--- Start of Raw data ---

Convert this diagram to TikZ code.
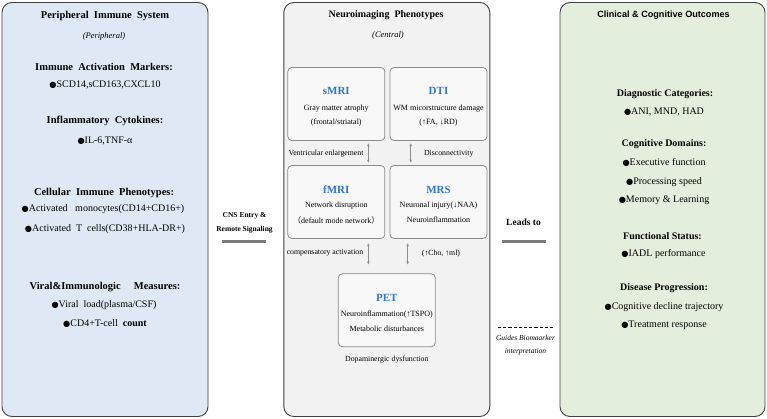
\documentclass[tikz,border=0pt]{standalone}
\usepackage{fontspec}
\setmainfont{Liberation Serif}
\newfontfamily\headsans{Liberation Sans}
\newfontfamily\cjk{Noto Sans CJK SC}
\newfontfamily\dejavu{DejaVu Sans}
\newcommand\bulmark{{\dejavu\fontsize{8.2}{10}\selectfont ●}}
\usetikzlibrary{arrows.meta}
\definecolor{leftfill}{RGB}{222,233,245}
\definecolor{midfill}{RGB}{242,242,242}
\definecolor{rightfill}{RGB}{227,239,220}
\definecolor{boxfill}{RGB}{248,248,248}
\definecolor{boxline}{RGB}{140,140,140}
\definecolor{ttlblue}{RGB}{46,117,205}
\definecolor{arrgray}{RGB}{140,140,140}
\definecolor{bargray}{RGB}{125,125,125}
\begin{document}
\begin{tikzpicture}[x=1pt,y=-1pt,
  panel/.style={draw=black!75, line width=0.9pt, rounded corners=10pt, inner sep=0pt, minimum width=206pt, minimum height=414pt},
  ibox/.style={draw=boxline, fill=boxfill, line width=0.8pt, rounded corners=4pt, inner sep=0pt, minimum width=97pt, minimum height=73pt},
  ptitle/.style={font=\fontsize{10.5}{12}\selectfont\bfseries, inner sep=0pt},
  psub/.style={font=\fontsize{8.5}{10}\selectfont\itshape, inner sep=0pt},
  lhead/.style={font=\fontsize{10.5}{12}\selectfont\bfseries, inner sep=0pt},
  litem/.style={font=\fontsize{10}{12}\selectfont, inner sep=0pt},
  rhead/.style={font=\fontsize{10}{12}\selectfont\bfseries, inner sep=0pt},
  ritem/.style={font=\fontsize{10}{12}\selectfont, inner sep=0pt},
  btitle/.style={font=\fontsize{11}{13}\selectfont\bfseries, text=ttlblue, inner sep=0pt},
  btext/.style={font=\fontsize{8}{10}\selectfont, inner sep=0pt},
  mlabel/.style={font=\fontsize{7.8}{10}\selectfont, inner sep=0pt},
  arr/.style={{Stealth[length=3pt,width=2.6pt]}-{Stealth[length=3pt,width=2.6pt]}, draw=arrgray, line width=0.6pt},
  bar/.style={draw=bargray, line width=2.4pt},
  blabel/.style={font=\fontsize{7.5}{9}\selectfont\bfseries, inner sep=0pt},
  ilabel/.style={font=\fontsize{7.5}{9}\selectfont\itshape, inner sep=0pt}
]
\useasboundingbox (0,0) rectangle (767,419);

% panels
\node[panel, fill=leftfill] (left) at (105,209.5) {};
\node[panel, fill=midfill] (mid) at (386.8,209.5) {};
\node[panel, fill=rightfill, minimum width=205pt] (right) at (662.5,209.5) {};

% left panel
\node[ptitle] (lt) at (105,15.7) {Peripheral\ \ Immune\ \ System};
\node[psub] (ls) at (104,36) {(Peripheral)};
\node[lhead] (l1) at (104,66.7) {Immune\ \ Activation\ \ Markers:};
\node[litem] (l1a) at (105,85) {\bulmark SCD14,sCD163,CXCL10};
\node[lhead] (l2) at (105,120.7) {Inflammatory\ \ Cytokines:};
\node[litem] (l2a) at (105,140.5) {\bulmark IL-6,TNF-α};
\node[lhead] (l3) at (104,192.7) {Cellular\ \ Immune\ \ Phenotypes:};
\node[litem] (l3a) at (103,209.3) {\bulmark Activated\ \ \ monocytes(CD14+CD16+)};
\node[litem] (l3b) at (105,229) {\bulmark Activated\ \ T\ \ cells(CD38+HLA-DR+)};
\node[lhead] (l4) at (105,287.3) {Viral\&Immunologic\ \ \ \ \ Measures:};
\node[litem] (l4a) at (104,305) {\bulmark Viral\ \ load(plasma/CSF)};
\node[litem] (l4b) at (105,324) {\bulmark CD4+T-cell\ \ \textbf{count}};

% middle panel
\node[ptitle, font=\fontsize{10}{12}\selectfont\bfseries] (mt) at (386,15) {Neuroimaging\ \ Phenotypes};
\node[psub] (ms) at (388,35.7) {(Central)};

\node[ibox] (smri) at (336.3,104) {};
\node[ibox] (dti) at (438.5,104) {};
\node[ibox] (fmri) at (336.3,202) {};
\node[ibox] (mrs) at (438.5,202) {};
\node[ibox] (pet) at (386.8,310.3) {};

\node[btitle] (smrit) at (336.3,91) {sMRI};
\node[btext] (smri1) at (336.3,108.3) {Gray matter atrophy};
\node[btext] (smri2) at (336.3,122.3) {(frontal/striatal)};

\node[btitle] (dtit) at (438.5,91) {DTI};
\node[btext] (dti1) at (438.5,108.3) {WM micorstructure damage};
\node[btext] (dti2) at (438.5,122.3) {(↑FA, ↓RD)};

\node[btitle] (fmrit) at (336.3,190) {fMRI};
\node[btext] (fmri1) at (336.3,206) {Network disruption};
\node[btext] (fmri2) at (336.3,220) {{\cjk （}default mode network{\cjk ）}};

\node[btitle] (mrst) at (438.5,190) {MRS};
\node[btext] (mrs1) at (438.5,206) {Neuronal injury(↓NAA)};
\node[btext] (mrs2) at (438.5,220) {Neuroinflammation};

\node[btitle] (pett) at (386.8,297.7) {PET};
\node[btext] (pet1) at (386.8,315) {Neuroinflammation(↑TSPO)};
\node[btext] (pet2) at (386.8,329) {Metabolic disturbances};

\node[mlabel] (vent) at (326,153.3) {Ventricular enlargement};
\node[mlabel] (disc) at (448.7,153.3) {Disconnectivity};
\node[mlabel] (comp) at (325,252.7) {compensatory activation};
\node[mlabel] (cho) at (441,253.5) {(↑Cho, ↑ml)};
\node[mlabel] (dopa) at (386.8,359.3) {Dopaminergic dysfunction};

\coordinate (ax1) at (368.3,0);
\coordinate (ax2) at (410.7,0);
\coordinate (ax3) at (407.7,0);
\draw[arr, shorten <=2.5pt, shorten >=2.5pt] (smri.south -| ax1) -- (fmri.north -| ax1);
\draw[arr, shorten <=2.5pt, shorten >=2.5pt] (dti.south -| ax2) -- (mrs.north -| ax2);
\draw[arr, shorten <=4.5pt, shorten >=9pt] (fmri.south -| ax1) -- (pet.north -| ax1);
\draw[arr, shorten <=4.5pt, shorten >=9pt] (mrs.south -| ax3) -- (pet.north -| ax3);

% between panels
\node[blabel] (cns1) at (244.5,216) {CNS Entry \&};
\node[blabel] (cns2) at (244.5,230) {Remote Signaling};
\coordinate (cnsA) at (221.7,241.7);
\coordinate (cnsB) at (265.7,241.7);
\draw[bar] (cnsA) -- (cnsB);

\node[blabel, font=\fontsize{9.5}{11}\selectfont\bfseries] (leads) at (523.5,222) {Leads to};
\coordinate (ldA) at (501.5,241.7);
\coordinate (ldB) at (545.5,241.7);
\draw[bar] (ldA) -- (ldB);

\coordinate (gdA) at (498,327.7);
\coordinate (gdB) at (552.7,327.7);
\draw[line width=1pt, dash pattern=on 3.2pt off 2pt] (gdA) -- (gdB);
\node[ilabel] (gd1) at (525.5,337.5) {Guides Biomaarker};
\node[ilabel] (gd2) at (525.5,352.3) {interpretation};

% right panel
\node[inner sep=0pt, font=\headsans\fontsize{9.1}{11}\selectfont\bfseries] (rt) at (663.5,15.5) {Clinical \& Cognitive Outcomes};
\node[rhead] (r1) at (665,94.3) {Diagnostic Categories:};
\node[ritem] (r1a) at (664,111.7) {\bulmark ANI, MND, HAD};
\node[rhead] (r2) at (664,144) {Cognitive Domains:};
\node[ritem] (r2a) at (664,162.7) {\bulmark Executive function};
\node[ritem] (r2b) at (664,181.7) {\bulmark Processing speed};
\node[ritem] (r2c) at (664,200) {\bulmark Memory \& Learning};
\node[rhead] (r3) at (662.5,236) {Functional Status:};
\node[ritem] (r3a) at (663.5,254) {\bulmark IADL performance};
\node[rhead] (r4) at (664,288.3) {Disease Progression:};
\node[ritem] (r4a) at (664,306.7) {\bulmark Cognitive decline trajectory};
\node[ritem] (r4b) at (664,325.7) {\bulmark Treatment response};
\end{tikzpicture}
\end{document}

--- End of Raw data ---

Objective: Pictures are excluded; extract exactly the lines from the start of the data through the line that holds "fill=rightfill, minimum width=205pt]", both ends included.

Right answer:
Convert this diagram to TikZ code.
\documentclass[tikz,border=0pt]{standalone}
\usepackage{fontspec}
\setmainfont{Liberation Serif}
\newfontfamily\headsans{Liberation Sans}
\newfontfamily\cjk{Noto Sans CJK SC}
\newfontfamily\dejavu{DejaVu Sans}
\newcommand\bulmark{{\dejavu\fontsize{8.2}{10}\selectfont ●}}
\usetikzlibrary{arrows.meta}
\definecolor{leftfill}{RGB}{222,233,245}
\definecolor{midfill}{RGB}{242,242,242}
\definecolor{rightfill}{RGB}{227,239,220}
\definecolor{boxfill}{RGB}{248,248,248}
\definecolor{boxline}{RGB}{140,140,140}
\definecolor{ttlblue}{RGB}{46,117,205}
\definecolor{arrgray}{RGB}{140,140,140}
\definecolor{bargray}{RGB}{125,125,125}
\begin{document}
\begin{tikzpicture}[x=1pt,y=-1pt,
  panel/.style={draw=black!75, line width=0.9pt, rounded corners=10pt, inner sep=0pt, minimum width=206pt, minimum height=414pt},
  ibox/.style={draw=boxline, fill=boxfill, line width=0.8pt, rounded corners=4pt, inner sep=0pt, minimum width=97pt, minimum height=73pt},
  ptitle/.style={font=\fontsize{10.5}{12}\selectfont\bfseries, inner sep=0pt},
  psub/.style={font=\fontsize{8.5}{10}\selectfont\itshape, inner sep=0pt},
  lhead/.style={font=\fontsize{10.5}{12}\selectfont\bfseries, inner sep=0pt},
  litem/.style={font=\fontsize{10}{12}\selectfont, inner sep=0pt},
  rhead/.style={font=\fontsize{10}{12}\selectfont\bfseries, inner sep=0pt},
  ritem/.style={font=\fontsize{10}{12}\selectfont, inner sep=0pt},
  btitle/.style={font=\fontsize{11}{13}\selectfont\bfseries, text=ttlblue, inner sep=0pt},
  btext/.style={font=\fontsize{8}{10}\selectfont, inner sep=0pt},
  mlabel/.style={font=\fontsize{7.8}{10}\selectfont, inner sep=0pt},
  arr/.style={{Stealth[length=3pt,width=2.6pt]}-{Stealth[length=3pt,width=2.6pt]}, draw=arrgray, line width=0.6pt},
  bar/.style={draw=bargray, line width=2.4pt},
  blabel/.style={font=\fontsize{7.5}{9}\selectfont\bfseries, inner sep=0pt},
  ilabel/.style={font=\fontsize{7.5}{9}\selectfont\itshape, inner sep=0pt}
]
\useasboundingbox (0,0) rectangle (767,419);

% panels
\node[panel, fill=leftfill] (left) at (105,209.5) {};
\node[panel, fill=midfill] (mid) at (386.8,209.5) {};
\node[panel, fill=rightfill, minimum width=205pt] (right) at (662.5,209.5) {};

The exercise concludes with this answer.